### Instruction
Copy every line of the listing that holds the string "document".

### Collected data
_____

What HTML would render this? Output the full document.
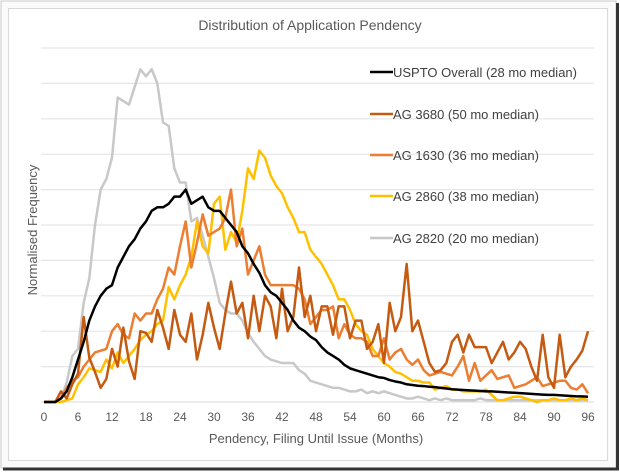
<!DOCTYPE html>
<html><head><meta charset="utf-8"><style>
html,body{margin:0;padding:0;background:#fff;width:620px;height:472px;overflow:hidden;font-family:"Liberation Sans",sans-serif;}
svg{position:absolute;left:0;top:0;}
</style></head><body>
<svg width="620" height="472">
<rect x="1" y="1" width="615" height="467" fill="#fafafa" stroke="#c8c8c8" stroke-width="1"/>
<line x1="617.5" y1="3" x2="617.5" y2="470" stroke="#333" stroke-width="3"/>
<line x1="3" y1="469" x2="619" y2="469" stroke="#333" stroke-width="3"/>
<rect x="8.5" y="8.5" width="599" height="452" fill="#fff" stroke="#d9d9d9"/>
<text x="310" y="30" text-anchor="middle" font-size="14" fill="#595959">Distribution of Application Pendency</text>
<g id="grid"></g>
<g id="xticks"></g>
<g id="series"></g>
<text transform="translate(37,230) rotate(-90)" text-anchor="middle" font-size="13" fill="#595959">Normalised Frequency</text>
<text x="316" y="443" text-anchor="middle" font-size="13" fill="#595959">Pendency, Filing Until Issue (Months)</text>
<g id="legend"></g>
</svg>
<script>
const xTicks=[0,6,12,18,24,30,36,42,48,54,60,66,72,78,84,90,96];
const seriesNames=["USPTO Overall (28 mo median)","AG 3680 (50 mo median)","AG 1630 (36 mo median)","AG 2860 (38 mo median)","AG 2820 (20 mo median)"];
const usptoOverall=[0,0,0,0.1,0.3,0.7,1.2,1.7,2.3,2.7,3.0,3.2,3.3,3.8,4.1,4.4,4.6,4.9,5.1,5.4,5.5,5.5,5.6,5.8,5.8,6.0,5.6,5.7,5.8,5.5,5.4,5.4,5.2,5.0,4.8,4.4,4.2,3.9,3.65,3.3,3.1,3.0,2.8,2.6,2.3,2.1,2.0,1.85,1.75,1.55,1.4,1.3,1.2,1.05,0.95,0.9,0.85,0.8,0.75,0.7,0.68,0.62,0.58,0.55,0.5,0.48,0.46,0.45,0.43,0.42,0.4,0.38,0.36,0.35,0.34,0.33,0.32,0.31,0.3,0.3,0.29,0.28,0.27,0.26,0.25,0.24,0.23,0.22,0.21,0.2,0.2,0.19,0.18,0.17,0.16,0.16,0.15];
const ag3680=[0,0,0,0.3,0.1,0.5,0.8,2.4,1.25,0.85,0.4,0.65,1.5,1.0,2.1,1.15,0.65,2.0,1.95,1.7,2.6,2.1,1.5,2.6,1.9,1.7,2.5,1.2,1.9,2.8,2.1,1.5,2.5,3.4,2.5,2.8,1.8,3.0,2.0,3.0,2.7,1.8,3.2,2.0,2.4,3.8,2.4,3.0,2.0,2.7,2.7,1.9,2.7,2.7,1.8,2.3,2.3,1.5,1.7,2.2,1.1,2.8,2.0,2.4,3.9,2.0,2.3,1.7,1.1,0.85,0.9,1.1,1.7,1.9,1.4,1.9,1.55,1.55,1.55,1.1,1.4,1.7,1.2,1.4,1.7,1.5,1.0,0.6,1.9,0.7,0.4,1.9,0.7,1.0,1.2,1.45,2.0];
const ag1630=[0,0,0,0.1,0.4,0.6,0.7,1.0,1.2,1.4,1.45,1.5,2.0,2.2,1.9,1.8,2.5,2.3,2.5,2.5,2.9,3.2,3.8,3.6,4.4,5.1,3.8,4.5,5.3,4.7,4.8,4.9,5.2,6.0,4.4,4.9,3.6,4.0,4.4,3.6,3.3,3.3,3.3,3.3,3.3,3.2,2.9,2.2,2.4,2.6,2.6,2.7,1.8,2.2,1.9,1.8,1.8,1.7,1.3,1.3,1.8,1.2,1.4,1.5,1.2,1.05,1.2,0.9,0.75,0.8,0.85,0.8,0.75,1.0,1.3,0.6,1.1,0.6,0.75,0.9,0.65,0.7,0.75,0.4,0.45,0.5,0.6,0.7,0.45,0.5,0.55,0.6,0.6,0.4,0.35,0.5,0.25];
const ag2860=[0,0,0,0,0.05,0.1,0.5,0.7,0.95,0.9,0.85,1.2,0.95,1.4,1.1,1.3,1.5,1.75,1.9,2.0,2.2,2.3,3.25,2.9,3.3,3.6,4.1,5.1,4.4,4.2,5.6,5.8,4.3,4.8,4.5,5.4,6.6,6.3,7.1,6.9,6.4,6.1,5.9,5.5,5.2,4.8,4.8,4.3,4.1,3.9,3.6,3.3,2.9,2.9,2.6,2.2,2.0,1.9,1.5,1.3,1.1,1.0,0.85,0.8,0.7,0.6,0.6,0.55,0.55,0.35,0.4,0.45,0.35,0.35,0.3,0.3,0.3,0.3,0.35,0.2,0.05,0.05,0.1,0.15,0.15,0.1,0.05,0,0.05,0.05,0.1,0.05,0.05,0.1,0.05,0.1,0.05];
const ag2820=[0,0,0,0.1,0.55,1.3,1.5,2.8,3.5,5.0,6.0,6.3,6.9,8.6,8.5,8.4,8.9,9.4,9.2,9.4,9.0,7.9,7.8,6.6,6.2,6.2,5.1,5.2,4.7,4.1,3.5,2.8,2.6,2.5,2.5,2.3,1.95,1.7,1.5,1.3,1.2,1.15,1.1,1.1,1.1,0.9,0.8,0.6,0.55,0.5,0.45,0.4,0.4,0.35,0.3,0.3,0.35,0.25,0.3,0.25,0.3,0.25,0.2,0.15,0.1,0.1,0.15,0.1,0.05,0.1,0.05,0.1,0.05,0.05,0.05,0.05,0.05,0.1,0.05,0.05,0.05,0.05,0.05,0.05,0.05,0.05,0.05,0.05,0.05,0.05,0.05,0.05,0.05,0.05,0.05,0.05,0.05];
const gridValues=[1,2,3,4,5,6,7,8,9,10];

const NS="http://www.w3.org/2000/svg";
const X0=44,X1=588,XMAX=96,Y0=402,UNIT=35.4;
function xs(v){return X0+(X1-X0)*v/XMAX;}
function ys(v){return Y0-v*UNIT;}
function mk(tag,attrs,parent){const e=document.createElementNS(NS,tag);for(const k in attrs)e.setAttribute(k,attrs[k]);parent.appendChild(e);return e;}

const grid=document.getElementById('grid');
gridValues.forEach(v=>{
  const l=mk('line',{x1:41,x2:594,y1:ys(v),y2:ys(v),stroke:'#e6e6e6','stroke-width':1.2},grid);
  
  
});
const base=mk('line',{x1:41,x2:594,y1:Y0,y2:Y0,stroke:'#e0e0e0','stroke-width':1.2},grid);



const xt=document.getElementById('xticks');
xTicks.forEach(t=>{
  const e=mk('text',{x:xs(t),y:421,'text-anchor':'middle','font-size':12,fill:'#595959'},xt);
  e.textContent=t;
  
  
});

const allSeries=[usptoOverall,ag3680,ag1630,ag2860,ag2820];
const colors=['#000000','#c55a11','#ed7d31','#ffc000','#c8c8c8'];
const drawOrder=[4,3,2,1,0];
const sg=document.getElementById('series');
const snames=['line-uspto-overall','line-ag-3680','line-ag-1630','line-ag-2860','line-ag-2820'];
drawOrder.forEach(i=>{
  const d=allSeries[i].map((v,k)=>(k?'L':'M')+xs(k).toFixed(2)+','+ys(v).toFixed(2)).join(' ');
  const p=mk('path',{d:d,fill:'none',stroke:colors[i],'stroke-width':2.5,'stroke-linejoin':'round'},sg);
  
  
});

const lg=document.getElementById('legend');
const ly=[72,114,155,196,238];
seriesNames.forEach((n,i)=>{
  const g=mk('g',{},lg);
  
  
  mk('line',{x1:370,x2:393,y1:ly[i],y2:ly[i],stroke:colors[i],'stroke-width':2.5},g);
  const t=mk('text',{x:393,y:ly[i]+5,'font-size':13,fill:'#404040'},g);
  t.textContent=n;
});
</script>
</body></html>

_____

### In response
What HTML would render this? Output the full document.
function mk(tag,attrs,parent){const e=document.createElementNS(NS,tag);for(const k in attrs)e.setAttribute(k,attrs[k]);parent.appendChild(e);return e;}
const grid=document.getElementById('grid');
const xt=document.getElementById('xticks');
const sg=document.getElementById('series');
const lg=document.getElementById('legend');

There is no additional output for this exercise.